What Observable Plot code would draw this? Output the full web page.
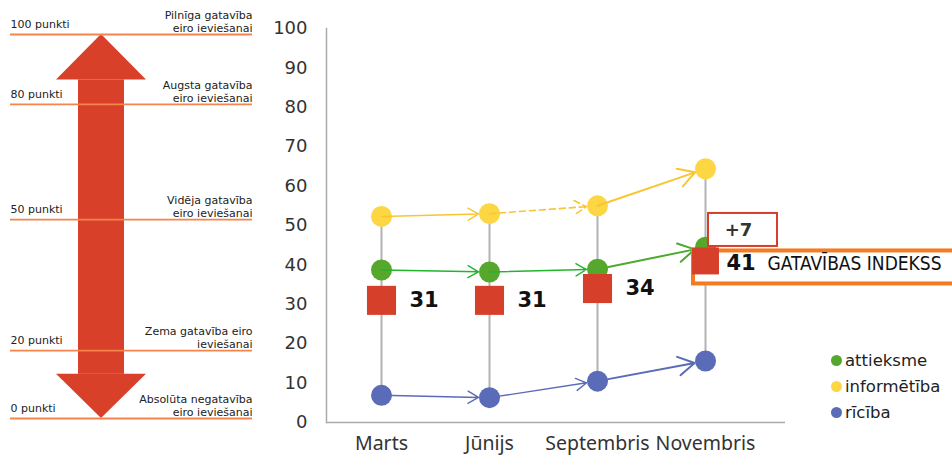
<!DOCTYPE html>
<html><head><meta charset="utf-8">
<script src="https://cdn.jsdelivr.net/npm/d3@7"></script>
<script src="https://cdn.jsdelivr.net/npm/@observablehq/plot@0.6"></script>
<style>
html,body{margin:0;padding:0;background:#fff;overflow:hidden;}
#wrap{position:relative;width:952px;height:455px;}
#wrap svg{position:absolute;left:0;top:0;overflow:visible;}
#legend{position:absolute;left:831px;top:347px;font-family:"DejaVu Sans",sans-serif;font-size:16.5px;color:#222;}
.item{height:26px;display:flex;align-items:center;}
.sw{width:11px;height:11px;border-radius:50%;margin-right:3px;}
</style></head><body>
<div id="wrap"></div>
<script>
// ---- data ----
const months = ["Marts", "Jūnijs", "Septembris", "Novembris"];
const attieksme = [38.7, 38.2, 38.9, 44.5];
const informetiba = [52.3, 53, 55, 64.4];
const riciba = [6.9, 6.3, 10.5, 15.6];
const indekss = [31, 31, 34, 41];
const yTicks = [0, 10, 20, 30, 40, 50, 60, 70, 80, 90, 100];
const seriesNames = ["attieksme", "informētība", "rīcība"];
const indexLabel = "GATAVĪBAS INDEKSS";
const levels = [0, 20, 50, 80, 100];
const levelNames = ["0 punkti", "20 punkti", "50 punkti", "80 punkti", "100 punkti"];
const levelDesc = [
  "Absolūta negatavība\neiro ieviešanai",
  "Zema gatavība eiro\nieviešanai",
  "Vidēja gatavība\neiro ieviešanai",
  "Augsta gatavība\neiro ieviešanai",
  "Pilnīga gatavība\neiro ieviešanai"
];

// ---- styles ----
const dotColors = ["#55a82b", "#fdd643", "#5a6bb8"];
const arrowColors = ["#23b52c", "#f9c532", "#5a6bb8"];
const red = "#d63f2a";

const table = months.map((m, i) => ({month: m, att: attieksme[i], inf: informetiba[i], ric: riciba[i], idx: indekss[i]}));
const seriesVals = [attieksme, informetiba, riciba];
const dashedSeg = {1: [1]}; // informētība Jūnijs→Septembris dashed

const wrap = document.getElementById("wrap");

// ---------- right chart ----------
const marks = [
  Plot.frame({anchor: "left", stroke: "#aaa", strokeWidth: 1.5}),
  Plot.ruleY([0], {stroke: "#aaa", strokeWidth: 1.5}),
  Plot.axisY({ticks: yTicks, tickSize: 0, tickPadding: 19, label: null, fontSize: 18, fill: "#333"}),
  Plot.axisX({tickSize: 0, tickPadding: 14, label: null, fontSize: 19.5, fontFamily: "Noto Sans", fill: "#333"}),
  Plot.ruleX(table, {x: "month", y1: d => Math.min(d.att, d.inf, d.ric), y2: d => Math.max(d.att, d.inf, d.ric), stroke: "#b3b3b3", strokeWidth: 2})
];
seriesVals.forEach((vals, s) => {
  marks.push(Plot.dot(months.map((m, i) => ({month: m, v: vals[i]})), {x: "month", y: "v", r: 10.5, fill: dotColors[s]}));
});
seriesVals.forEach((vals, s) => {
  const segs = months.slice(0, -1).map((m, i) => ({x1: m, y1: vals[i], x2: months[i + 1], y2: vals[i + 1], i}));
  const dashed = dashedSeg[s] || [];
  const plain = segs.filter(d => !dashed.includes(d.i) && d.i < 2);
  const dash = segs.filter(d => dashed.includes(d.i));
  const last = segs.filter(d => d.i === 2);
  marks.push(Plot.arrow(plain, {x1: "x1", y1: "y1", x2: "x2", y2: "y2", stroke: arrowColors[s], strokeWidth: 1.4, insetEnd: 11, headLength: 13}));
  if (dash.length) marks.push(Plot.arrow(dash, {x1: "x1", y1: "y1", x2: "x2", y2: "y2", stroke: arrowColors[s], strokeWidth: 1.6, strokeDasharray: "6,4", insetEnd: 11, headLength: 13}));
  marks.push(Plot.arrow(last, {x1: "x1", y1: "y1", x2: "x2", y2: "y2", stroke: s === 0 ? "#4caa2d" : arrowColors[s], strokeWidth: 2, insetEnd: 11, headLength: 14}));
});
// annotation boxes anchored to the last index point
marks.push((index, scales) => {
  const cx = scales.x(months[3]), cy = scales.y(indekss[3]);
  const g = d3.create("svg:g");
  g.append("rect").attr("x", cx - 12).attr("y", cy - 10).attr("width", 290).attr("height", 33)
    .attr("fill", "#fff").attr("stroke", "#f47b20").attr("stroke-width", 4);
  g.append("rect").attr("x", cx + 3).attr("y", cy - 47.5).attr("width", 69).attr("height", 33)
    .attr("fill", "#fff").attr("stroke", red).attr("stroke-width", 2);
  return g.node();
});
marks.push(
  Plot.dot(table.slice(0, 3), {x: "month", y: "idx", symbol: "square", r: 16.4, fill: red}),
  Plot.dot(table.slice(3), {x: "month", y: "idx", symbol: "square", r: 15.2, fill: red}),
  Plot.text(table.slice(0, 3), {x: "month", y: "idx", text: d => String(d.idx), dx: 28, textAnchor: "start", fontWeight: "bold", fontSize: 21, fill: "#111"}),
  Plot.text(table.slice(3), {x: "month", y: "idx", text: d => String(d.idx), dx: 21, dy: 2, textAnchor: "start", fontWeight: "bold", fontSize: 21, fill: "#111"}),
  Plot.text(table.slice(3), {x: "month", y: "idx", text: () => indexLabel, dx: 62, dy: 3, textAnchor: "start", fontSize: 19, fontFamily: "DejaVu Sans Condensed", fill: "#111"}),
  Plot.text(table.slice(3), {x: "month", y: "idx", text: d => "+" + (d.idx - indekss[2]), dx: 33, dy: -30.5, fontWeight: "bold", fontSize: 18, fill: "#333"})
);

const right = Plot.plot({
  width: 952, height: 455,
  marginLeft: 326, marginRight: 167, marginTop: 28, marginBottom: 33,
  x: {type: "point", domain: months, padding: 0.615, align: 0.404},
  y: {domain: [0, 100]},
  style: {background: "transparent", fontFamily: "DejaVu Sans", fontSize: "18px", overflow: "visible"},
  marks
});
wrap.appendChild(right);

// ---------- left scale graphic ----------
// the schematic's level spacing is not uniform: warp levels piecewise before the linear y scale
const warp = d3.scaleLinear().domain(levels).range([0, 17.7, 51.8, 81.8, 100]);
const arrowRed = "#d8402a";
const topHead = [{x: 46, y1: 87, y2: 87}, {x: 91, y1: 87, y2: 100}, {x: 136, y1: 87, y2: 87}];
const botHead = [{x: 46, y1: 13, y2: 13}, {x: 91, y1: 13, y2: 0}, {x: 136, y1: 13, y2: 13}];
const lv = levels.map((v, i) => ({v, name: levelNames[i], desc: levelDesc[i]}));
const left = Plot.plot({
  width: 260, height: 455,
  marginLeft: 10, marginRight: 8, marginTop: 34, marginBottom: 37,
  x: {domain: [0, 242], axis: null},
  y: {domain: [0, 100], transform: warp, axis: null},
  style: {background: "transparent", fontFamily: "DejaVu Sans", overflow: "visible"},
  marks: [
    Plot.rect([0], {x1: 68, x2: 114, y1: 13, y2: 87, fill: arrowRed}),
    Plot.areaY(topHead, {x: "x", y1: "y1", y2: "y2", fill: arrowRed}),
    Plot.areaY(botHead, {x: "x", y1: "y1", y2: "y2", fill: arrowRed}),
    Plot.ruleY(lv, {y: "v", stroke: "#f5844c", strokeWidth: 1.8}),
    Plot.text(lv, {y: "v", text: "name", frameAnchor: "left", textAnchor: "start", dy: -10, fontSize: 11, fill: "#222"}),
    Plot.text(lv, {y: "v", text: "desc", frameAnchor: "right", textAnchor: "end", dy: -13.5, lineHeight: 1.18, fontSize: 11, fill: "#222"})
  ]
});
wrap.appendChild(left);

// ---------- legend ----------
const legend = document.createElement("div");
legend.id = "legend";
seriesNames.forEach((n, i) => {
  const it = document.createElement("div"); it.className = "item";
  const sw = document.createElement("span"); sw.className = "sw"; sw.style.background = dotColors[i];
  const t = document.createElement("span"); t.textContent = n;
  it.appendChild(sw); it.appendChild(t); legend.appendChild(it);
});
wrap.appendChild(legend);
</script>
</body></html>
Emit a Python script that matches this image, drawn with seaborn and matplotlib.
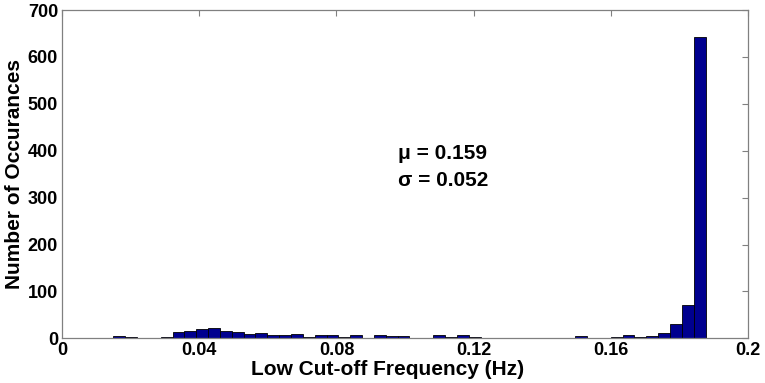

•••

Problem to work on | Look through the entries and find each line that has the string "this". Copy those lines.

Worked answer |
What Observable Plot code would draw this? Output the full web page.
Emit a Python script that matches this image, drawn with seaborn and matplotlib.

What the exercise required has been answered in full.